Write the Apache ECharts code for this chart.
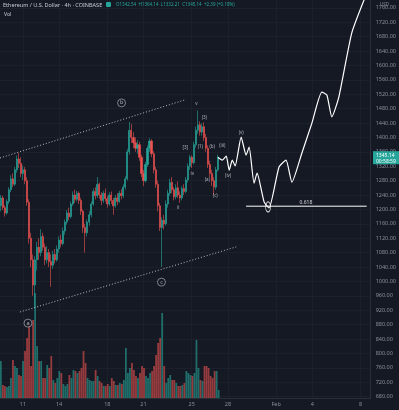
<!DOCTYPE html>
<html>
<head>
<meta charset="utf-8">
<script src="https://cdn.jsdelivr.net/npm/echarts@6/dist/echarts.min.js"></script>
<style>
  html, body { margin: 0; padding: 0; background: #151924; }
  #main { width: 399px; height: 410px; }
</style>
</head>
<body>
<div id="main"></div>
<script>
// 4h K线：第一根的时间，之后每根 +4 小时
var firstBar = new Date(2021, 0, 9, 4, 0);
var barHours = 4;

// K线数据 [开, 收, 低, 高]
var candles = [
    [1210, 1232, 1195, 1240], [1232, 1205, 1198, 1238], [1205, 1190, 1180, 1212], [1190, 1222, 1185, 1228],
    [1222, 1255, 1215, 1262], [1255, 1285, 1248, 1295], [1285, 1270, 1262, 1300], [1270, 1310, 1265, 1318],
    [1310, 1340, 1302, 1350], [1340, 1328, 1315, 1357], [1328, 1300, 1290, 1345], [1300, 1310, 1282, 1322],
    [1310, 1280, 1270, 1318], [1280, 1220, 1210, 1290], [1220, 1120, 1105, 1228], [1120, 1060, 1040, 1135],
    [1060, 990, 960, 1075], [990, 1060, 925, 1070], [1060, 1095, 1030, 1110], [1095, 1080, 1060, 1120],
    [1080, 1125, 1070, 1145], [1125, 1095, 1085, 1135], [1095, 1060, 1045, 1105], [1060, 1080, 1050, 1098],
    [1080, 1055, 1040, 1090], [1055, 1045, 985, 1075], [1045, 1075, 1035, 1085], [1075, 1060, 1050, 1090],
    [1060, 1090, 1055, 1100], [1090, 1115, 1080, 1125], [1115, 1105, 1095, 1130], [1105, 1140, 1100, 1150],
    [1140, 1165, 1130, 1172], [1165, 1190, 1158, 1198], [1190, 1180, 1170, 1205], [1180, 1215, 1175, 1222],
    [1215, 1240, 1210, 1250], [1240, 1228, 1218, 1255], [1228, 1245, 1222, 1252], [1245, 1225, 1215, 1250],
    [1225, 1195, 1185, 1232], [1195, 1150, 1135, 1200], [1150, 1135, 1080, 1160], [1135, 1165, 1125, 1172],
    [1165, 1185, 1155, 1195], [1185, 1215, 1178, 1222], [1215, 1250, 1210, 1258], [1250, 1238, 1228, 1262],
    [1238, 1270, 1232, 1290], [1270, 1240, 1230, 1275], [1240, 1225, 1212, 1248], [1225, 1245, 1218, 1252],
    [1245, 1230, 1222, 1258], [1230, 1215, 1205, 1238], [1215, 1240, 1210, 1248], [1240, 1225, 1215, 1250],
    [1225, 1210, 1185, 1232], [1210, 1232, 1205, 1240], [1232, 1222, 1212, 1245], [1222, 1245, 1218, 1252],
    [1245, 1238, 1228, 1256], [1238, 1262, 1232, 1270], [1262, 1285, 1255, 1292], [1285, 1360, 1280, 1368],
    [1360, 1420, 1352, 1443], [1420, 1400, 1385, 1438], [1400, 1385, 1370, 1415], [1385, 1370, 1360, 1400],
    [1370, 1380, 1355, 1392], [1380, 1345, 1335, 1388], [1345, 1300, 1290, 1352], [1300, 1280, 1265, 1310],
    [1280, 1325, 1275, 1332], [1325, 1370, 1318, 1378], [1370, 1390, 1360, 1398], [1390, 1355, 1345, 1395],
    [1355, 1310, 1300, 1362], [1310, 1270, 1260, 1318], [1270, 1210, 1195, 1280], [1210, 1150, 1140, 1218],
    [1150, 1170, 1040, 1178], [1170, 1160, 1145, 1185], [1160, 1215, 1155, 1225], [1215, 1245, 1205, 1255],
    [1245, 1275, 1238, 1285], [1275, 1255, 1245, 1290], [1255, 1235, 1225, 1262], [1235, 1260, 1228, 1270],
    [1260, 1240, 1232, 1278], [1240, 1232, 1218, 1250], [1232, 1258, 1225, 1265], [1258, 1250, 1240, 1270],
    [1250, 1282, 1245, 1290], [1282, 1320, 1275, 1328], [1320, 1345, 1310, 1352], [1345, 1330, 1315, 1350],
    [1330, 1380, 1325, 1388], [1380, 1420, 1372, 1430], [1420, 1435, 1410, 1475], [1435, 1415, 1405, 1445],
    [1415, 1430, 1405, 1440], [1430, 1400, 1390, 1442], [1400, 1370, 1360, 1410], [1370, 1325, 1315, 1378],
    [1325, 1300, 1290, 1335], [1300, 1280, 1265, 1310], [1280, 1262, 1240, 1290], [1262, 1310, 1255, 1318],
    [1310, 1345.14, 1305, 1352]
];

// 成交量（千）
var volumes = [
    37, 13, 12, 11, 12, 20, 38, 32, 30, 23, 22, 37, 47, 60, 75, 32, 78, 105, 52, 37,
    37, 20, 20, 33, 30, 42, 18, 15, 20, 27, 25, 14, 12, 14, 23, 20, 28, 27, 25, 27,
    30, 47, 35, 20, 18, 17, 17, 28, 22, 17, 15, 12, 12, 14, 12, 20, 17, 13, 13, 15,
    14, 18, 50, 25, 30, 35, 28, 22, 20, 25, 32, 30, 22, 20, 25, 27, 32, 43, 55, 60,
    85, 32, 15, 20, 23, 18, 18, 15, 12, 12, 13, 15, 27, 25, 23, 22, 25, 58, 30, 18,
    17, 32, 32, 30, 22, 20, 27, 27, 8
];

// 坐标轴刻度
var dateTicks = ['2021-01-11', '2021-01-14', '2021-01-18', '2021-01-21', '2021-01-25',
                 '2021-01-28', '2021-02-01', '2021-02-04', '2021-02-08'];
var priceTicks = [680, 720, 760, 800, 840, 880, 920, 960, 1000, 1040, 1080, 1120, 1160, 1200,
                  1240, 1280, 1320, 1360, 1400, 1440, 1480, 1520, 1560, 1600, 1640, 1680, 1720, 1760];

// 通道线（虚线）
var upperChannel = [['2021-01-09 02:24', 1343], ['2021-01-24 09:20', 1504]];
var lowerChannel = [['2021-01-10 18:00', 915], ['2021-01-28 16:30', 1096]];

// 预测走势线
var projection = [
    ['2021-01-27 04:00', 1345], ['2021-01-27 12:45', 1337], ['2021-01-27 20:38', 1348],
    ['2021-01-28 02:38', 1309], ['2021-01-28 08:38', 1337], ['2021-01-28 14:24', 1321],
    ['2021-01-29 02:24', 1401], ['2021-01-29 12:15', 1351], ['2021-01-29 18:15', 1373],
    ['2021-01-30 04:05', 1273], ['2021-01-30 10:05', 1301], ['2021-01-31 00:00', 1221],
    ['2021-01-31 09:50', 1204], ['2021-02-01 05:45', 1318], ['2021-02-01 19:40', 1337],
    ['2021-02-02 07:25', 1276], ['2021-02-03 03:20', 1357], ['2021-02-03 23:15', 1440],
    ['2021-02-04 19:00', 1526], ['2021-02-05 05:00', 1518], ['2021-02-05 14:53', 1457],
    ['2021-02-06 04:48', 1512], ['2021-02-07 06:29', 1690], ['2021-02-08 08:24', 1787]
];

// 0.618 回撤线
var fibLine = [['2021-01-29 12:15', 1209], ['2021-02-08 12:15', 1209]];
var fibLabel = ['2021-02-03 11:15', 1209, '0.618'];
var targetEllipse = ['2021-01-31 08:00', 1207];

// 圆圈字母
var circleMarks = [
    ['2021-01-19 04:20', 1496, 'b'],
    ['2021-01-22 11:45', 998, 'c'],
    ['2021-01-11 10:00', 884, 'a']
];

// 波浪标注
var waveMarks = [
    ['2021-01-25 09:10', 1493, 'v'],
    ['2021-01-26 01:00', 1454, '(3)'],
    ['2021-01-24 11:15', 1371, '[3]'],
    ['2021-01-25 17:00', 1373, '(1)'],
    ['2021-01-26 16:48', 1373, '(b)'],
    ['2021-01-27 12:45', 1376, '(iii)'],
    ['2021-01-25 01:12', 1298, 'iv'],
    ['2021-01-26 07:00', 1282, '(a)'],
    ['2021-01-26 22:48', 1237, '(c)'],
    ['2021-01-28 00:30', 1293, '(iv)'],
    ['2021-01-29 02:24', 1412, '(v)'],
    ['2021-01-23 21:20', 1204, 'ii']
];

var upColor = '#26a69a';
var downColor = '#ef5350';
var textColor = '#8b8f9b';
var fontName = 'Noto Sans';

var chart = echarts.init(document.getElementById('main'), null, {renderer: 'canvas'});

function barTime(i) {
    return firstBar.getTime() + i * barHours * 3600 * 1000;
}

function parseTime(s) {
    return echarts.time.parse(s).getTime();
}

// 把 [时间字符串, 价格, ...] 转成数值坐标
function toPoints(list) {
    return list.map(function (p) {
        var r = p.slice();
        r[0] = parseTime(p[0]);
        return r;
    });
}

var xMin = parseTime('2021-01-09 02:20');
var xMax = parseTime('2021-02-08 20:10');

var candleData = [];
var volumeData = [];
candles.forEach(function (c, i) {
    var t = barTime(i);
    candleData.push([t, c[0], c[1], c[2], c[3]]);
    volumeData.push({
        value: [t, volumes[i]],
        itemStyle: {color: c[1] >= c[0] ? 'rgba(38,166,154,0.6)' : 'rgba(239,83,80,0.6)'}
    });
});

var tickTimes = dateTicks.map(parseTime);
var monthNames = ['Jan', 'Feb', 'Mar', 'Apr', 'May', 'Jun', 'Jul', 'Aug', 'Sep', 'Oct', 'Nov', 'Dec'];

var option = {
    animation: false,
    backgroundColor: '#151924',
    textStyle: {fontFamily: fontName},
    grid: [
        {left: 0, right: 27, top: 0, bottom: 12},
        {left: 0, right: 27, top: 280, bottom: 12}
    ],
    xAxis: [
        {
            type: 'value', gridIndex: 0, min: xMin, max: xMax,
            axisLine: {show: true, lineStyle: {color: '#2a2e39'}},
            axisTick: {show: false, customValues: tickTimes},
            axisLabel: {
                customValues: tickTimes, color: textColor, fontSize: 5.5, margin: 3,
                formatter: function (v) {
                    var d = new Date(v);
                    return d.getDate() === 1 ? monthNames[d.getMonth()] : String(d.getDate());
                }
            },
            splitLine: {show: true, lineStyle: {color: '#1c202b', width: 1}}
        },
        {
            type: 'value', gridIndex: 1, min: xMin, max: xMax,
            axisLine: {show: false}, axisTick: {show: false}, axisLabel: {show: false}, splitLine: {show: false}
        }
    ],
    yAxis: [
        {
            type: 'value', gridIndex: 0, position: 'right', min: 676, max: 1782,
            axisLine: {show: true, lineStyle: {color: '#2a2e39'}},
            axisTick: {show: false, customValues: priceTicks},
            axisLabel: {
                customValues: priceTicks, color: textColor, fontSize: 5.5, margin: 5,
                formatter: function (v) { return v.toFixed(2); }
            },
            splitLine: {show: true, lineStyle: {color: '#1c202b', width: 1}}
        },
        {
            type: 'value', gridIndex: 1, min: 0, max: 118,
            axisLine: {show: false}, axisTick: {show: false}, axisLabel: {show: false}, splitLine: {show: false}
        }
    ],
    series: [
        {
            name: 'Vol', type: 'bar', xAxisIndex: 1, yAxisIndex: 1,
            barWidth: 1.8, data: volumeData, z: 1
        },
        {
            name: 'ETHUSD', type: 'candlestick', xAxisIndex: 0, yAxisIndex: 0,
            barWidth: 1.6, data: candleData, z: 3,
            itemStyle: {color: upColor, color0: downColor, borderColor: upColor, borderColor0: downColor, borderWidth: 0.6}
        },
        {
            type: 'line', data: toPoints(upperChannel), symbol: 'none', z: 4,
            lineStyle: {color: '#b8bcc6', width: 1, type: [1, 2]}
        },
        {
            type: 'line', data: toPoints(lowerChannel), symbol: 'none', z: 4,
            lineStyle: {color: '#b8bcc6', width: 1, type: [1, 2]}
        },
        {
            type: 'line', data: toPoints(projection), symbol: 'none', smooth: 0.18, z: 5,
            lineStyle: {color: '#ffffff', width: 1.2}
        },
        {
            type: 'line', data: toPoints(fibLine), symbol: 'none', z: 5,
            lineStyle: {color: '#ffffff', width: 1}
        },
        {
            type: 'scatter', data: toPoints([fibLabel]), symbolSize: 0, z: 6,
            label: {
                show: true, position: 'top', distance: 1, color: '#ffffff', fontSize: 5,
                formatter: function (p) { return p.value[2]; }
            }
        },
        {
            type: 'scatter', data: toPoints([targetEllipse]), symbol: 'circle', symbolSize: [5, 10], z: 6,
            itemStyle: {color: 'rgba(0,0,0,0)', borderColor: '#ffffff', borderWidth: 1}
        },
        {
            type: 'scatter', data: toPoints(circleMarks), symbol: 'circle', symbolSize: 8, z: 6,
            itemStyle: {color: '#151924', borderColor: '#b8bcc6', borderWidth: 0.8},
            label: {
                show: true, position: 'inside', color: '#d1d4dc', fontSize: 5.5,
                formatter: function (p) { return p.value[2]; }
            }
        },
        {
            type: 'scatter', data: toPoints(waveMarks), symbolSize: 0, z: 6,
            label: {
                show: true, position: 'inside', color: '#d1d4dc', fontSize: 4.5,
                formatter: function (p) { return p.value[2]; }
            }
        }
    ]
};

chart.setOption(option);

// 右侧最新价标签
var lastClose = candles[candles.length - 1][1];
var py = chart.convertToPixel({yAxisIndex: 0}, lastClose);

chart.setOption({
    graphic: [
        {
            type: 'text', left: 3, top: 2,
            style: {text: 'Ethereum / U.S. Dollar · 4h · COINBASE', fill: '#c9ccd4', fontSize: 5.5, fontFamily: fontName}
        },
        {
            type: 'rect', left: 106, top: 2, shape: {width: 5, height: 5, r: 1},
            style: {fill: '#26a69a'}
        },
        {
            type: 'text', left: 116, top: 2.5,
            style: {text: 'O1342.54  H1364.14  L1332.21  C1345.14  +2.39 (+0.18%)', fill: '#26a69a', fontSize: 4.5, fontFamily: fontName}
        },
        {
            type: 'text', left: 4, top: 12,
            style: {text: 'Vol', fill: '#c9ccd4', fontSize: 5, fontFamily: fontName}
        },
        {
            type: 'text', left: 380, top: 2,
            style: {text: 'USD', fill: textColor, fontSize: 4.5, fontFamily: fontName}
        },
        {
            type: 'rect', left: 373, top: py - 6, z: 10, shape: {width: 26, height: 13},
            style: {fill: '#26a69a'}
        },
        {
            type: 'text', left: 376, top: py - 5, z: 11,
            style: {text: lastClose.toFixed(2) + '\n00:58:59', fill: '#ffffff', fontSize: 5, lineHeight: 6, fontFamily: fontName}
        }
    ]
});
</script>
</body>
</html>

━━━━━━━━━━━━━━━━━━━━

# TASK STATEMENT
Omit the pictures, then repeat exactly each line from the beginning of the listing through the line with "var barHours = 4;".

# FINAL RESULT
Write the Apache ECharts code for this chart.
<!DOCTYPE html>
<html>
<head>
<meta charset="utf-8">
<script src="https://cdn.jsdelivr.net/npm/echarts@6/dist/echarts.min.js"></script>
<style>
  html, body { margin: 0; padding: 0; background: #151924; }
  #main { width: 399px; height: 410px; }
</style>
</head>
<body>
<div id="main"></div>
<script>
// 4h K线：第一根的时间，之后每根 +4 小时
var firstBar = new Date(2021, 0, 9, 4, 0);
var barHours = 4;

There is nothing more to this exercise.